Vantagens de uma SCP
Agora, se você aturou o papo até aqui, vamos a algumas vantagens bem bacanas dessa sociedade.
- O sócio participante não precisa aparecer. Uma estrutura de investimento legal para quando você precisa do dinheiro do investidor, mas não quer a imagem dele associada ao negócio.
- O sócio participante fica mais protegido. Por vezes é necessário oferecer mais garantias para conseguir o investimento. Então o ostensivo ser quem recebe as bombas (clientes, fornecedores, trabalhistas, fiscais) e não os sócios solidariamente, pode ser uma boa vantagem.
- Cada projeto com sua tributação. Você já teve a frustração de ver que uma linha de trabalho da empresa funciona bem no Presumido, mas outra poderia ser muito melhor no Real? Se uma fosse desenvolvida isoladamente pelo Ostensivo e a outra através de uma SCP, isso seria possível.
- Centraliza a identidade de comunicação. Apesar de serem sociedades distintas, como o Ostensivo opera totalmente pela SCP, o grande público não tem um choque de ver dezenas de diferentes empresas como um grupo. No olhar do cliente, trata-se somente de uma empresa (Ostensivo) aparecendo em muitos negócios. Isso dá mais solidez, em muitos casos.
E aí, curtiu? Descomplicou? Gerou dúvidas? Deixe seu comentário aí embaixo pra nós continuarmos a conversa!
Caio,
Pois na minha ignorância eu achava que na condição de simples a empresa não podia participar, mas podia “ser participada – ostensiva”.
Mas, no caso de uma empresa ser SIMPLES ela não pode em hipótese nenhuma montar uma SCP sendo sócio ostensivo?
Então quer dizer que se opto pelo simples eu não posso ter sócio PJ.
Muito obrigado desde já.
Mas achava isso com base em quê? O § 4º do art. 3º da LC 123/06 é taxativo vedando ao enquadramento como ME/EPP tanto quem tem sócio PJ quanto quem participa do capital de outra PJ. Como poderia ser sócio de uma SCP e ser do Simples Nacional se para ser do SN você precisa ser ME/EPP? A conta simplesmente não fecha. Além da Lei já ser expressa o suficiente, a RFB já interpretou isso em Solução de Consulta há alguns anos.
Caso seja empresário da área imobiliária, sugiro verificar isso com seu contador, que poderá dar um suporte bastante adequado quanto a isso. Caso precisem de orientação especializada nisso para seu planejamento societário e tributário, terei satisfação em ajudar.
Forte abraço,
Caio
Bom dia Caio!
Gostaria de um contato seu para cotar seus honorários para um curso presencial ou online em SCP.
Muito obrigado.
David
Opa, tudo bom?
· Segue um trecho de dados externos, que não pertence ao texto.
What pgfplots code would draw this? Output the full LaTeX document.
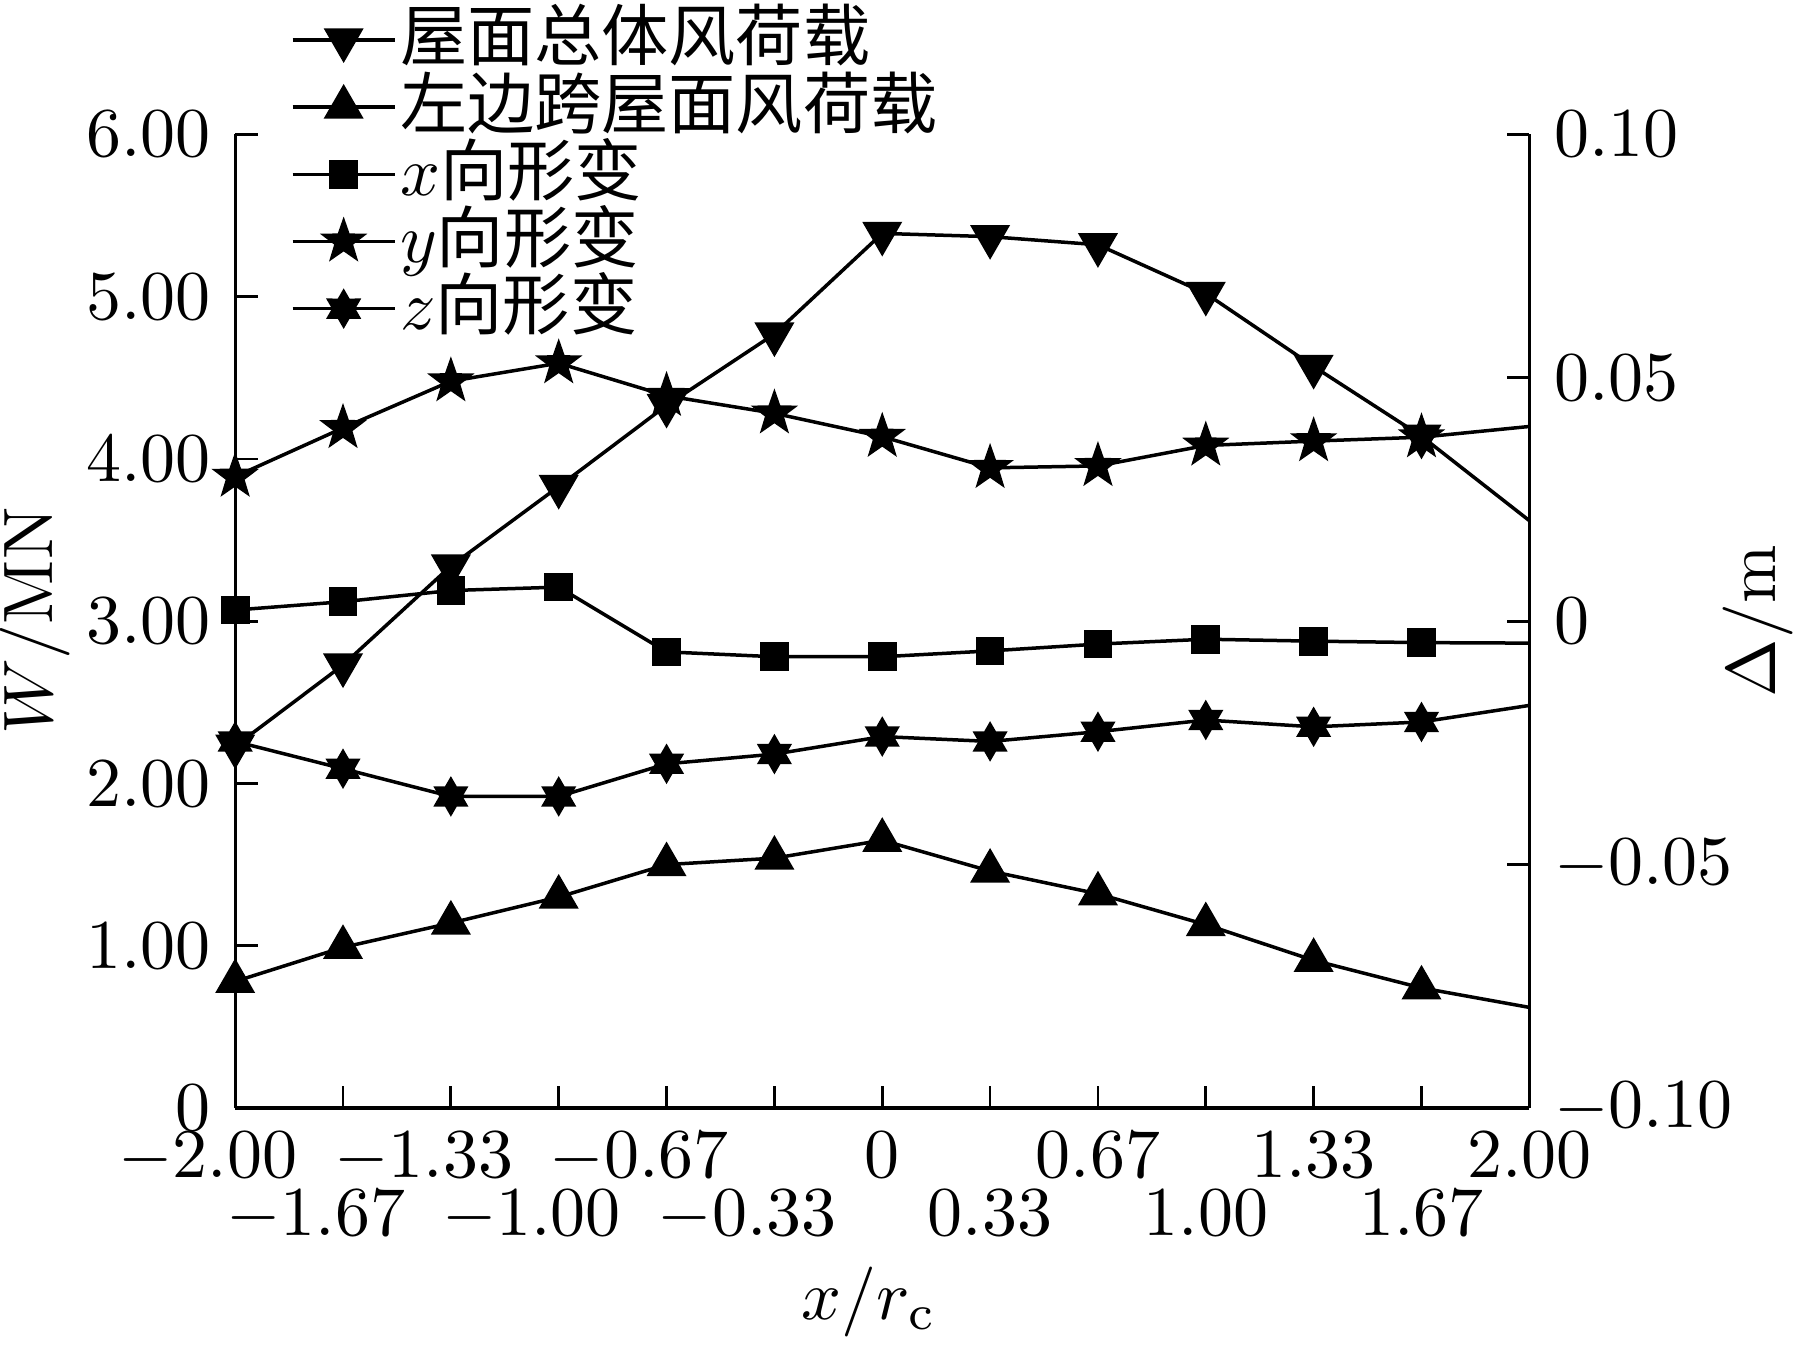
\documentclass[border=0pt]{standalone}
\usepackage{fontspec}
\usepackage{pgfplots}
\pgfplotsset{compat=1.18}
\newfontfamily\cjk{Noto Sans CJK SC}
\newcommand{\lcjk}[1]{{\fontsize{9.6pt}{10pt}\selectfont\cjk #1}}

\pgfdeclareplotmark{fivestar}{%
  \pgfpathmoveto{\pgfpointpolar{90}{\pgfplotmarksize}}%
  \pgfpathlineto{\pgfpointpolar{126}{0.40\pgfplotmarksize}}%
  \pgfpathlineto{\pgfpointpolar{162}{\pgfplotmarksize}}%
  \pgfpathlineto{\pgfpointpolar{198}{0.40\pgfplotmarksize}}%
  \pgfpathlineto{\pgfpointpolar{234}{\pgfplotmarksize}}%
  \pgfpathlineto{\pgfpointpolar{270}{0.40\pgfplotmarksize}}%
  \pgfpathlineto{\pgfpointpolar{306}{\pgfplotmarksize}}%
  \pgfpathlineto{\pgfpointpolar{342}{0.40\pgfplotmarksize}}%
  \pgfpathlineto{\pgfpointpolar{18}{\pgfplotmarksize}}%
  \pgfpathlineto{\pgfpointpolar{54}{0.40\pgfplotmarksize}}%
  \pgfpathclose
  \pgfusepathqfillstroke}

\pgfdeclareplotmark{sixstar}{%
  \pgfpathmoveto{\pgfpointpolar{90}{\pgfplotmarksize}}%
  \pgfpathlineto{\pgfpointpolar{120}{0.577\pgfplotmarksize}}%
  \pgfpathlineto{\pgfpointpolar{150}{\pgfplotmarksize}}%
  \pgfpathlineto{\pgfpointpolar{180}{0.577\pgfplotmarksize}}%
  \pgfpathlineto{\pgfpointpolar{210}{\pgfplotmarksize}}%
  \pgfpathlineto{\pgfpointpolar{240}{0.577\pgfplotmarksize}}%
  \pgfpathlineto{\pgfpointpolar{270}{\pgfplotmarksize}}%
  \pgfpathlineto{\pgfpointpolar{300}{0.577\pgfplotmarksize}}%
  \pgfpathlineto{\pgfpointpolar{330}{\pgfplotmarksize}}%
  \pgfpathlineto{\pgfpointpolar{0}{0.577\pgfplotmarksize}}%
  \pgfpathlineto{\pgfpointpolar{30}{\pgfplotmarksize}}%
  \pgfpathlineto{\pgfpointpolar{60}{0.577\pgfplotmarksize}}%
  \pgfpathclose
  \pgfusepathqfillstroke}

\pgfplotstableread{
x        total  left
-2.0000  2.23   0.78
-1.6667  2.73   0.99
-1.3333  3.34   1.14
-1.0000  3.83   1.30
-0.6667  4.33   1.50
-0.3333  4.77   1.54
 0.0000  5.39   1.65
 0.3333  5.37   1.46
 0.6667  5.32   1.32
 1.0000  5.02   1.13
 1.3333  4.57   0.91
 1.6667  4.14   0.74
 2.0000  3.62   0.62
}\loads

\pgfplotstableread{
x        dx       dy      dz
-2.0000  0.0023   0.0297  -0.0247
-1.6667  0.0040   0.0397  -0.0303
-1.3333  0.0063   0.0493  -0.0360
-1.0000  0.0070   0.0530  -0.0360
-0.6667  -0.0063  0.0463  -0.0293
-0.3333  -0.0073  0.0427  -0.0273
 0.0000  -0.0073  0.0379  -0.0237
 0.3333  -0.0061  0.0315  -0.0247
 0.6667  -0.0047  0.0319  -0.0227
 1.0000  -0.0037  0.0361  -0.0203
 1.3333  -0.0041  0.0370  -0.0217
 1.6667  -0.0044  0.0378  -0.0207
 2.0000  -0.0045  0.0400  -0.0173
}\deforms

\pgfplotsset{
  common/.style={
    scale only axis, width=184.9pt, height=139.1pt,
    xmin=-2, xmax=2,
    tick align=inside, major tick length=3.2pt,
    tick style={black, line width=0.4pt},
    axis line style={line width=0.45pt},
  },
  s1/.style={black, line width=0.5pt, mark=triangle*, mark size=2.8pt, mark options={rotate=180, solid}},
  s2/.style={black, line width=0.5pt, mark=triangle*, mark size=2.8pt, mark options={solid}},
  s3/.style={black, line width=0.5pt, mark=square*, mark size=1.8pt, mark options={solid}},
  s4/.style={black, line width=0.5pt, mark=fivestar, mark size=2.8pt, mark options={solid}},
  s5/.style={black, line width=0.5pt, mark=sixstar, mark size=2.4pt, mark options={solid}},
  nolast/.style={mark indices={1,2,3,4,5,6,7,8,9,10,11,12}},
}

\begin{document}
\begin{tikzpicture}
\path[use as bounding box] (-33.6pt,-35.6pt) rectangle (224pt,158.3pt);
\begin{axis}[common,
  ymin=0, ymax=6,
  axis x line*=bottom, axis y line*=left,
  xtick={-2,-1.3333,-0.6667,0,0.6667,1.3333,2},
  xticklabels={$\llap{$-$}2.00$, $\llap{$-$}1.33$, $\llap{$-$}0.67$, $0$, $0.67$, $1.33$, $2.00$},
  extra x ticks={-1.6667,-1,-0.3333,0.3333,1,1.6667},
  extra x tick labels={$\llap{$-$}1.67$, $\llap{$-$}1.00$, $\llap{$-$}0.33$, $0.33$, $1.00$, $1.67$},
  extra x tick style={tick label style={yshift=-8.2pt}},
  ytick={0,1,2,3,4,5,6},
  yticklabels={$0$,$1.00$,$2.00$,$3.00$,$4.00$,$5.00$,$6.00$},
  xlabel={$x/r_{\mathrm{c}}$},
  xlabel style={at={(axis description cs:0.49,-0.199)}, anchor=center},
  ylabel={$W/\mathrm{MN}$},
  ylabel style={at={(axis description cs:-0.155,0.5)}, anchor=center},
]
\addplot[s1, nolast] table[x=x, y=total] {\loads};
\addplot[s2, nolast] table[x=x, y=left] {\loads};
\end{axis}
\begin{axis}[common,
  ymin=-0.1, ymax=0.1,
  axis y line*=right, axis x line=none,
  ytick={-0.1,-0.05,0,0.05,0.1},
  yticklabels={$-0.10$,$-0.05$,$0$,$0.05$,$0.10$},
  ylabel={$\Delta/\mathrm{m}$},
  ylabel style={at={(axis description cs:1.177,0.5)}, anchor=center},
  legend style={draw=none, fill=none, at={(axis description cs:0.043,1.1316)}, anchor=north west,
    inner sep=0pt, outer sep=0pt, row sep=0pt, column sep=0pt,
    nodes={inner sep=0.5pt, text height=7.3pt, text depth=1.3pt, anchor=west}},
  legend cell align=left,
  legend image code/.code={\draw[#1, mark indices={2}] plot coordinates {(0pt,0pt) (7.3pt,0pt) (14.6pt,0pt)};},
]
\addlegendimage{s1}
\addlegendentry{\lcjk{屋面总体风荷载}}
\addlegendimage{s2}
\addlegendentry{\lcjk{左边跨屋面风荷载}}
\addplot[s3, nolast] table[x=x, y=dx] {\deforms};
\addlegendentry{$x$\lcjk{向形变}}
\addplot[s4, nolast] table[x=x, y=dy] {\deforms};
\addlegendentry{$y$\lcjk{向形变}}
\addplot[s5, nolast] table[x=x, y=dz] {\deforms};
\addlegendentry{$z$\lcjk{向形变}}
\end{axis}
\end{tikzpicture}
\end{document}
Peço a gentileza de mandar uma mensagem para caiomelo@caiomelo.com.br ou no whatsapp para (48)99148-7318. Forte abraço!
Bom dia!
Para protocolar na Receita o instrumento particular de uma SCP é necessário fazer viabilidade, ou seja, DBE?
O que você vai fazer na Receita Federal é justamente o DBE, para obter a inscrição no CNPJ. O instrumento da SCP é só para instruir esse DBE.
Por favor! Como faço um lançamento ao pagamento do sócio oculto?
Do mesmo jeito que faria para qualquer outro sócio. Pense em como você trata os sócios numa limitada: a distribuição de lucro ou a devolução de capital se comportam da mesma maneira aí.
Caio. Parabéns pelo blog e pelos podcasts.
Sou advogado societário e seus conteúdos me ajudam muito em questões operacionais que muitos advogados não fazem a mínima ideia de como são feitas.
Opa!
Fico feliz com isso, Evandro. Um trabalho jurídico-contábil coordenado é a única alternativa para garantir que as empresas cresçam fortes e seguras.